··· GIVEN MATERIAL ···

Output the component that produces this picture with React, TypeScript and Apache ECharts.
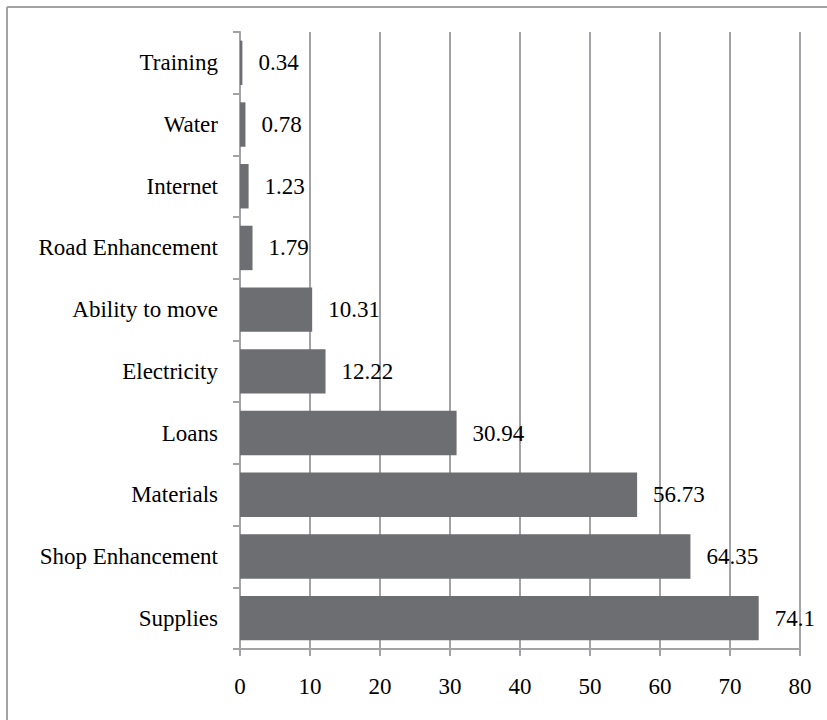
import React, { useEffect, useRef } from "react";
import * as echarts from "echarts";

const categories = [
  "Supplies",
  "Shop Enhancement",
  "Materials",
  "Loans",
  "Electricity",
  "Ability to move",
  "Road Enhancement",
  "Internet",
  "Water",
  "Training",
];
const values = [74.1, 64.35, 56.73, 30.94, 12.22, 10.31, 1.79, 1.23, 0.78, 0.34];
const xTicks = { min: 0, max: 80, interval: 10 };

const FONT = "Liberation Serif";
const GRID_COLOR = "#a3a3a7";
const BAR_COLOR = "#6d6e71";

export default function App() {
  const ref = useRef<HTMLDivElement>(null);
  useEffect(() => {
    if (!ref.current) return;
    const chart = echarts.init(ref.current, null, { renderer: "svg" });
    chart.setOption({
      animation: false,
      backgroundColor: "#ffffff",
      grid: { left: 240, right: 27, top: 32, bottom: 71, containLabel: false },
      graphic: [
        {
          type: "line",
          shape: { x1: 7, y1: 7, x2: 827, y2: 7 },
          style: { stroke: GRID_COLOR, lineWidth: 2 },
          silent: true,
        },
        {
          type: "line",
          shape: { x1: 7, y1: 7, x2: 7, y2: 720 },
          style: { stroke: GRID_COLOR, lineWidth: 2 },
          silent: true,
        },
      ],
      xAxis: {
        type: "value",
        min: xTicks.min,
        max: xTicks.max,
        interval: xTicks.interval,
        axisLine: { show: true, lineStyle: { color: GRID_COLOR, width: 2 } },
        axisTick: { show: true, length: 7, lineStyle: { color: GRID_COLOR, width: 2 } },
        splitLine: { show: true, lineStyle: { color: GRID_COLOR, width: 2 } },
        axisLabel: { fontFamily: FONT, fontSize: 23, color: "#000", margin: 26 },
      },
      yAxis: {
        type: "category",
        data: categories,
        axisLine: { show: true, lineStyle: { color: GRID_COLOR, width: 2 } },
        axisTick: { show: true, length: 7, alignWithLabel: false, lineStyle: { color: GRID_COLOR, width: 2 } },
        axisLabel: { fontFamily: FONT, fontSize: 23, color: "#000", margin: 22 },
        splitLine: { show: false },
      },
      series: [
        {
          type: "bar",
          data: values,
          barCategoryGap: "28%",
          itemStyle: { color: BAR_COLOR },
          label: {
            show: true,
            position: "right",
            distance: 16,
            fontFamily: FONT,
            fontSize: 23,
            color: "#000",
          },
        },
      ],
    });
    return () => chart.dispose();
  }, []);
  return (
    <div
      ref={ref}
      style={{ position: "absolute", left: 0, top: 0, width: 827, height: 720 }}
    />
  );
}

···

DIRECTION: Except for the pictures, give all the material above again verbatim.

SOLUTION TO THIS TASK:
Output the component that produces this picture with React, TypeScript and Apache ECharts.
import React, { useEffect, useRef } from "react";
import * as echarts from "echarts";

const categories = [
  "Supplies",
  "Shop Enhancement",
  "Materials",
  "Loans",
  "Electricity",
  "Ability to move",
  "Road Enhancement",
  "Internet",
  "Water",
  "Training",
];
const values = [74.1, 64.35, 56.73, 30.94, 12.22, 10.31, 1.79, 1.23, 0.78, 0.34];
const xTicks = { min: 0, max: 80, interval: 10 };

const FONT = "Liberation Serif";
const GRID_COLOR = "#a3a3a7";
const BAR_COLOR = "#6d6e71";

export default function App() {
  const ref = useRef<HTMLDivElement>(null);
  useEffect(() => {
    if (!ref.current) return;
    const chart = echarts.init(ref.current, null, { renderer: "svg" });
    chart.setOption({
      animation: false,
      backgroundColor: "#ffffff",
      grid: { left: 240, right: 27, top: 32, bottom: 71, containLabel: false },
      graphic: [
        {
          type: "line",
          shape: { x1: 7, y1: 7, x2: 827, y2: 7 },
          style: { stroke: GRID_COLOR, lineWidth: 2 },
          silent: true,
        },
        {
          type: "line",
          shape: { x1: 7, y1: 7, x2: 7, y2: 720 },
          style: { stroke: GRID_COLOR, lineWidth: 2 },
          silent: true,
        },
      ],
      xAxis: {
        type: "value",
        min: xTicks.min,
        max: xTicks.max,
        interval: xTicks.interval,
        axisLine: { show: true, lineStyle: { color: GRID_COLOR, width: 2 } },
        axisTick: { show: true, length: 7, lineStyle: { color: GRID_COLOR, width: 2 } },
        splitLine: { show: true, lineStyle: { color: GRID_COLOR, width: 2 } },
        axisLabel: { fontFamily: FONT, fontSize: 23, color: "#000", margin: 26 },
      },
      yAxis: {
        type: "category",
        data: categories,
        axisLine: { show: true, lineStyle: { color: GRID_COLOR, width: 2 } },
        axisTick: { show: true, length: 7, alignWithLabel: false, lineStyle: { color: GRID_COLOR, width: 2 } },
        axisLabel: { fontFamily: FONT, fontSize: 23, color: "#000", margin: 22 },
        splitLine: { show: false },
      },
      series: [
        {
          type: "bar",
          data: values,
          barCategoryGap: "28%",
          itemStyle: { color: BAR_COLOR },
          label: {
            show: true,
            position: "right",
            distance: 16,
            fontFamily: FONT,
            fontSize: 23,
            color: "#000",
          },
        },
      ],
    });
    return () => chart.dispose();
  }, []);
  return (
    <div
      ref={ref}
      style={{ position: "absolute", left: 0, top: 0, width: 827, height: 720 }}
    />
  );
}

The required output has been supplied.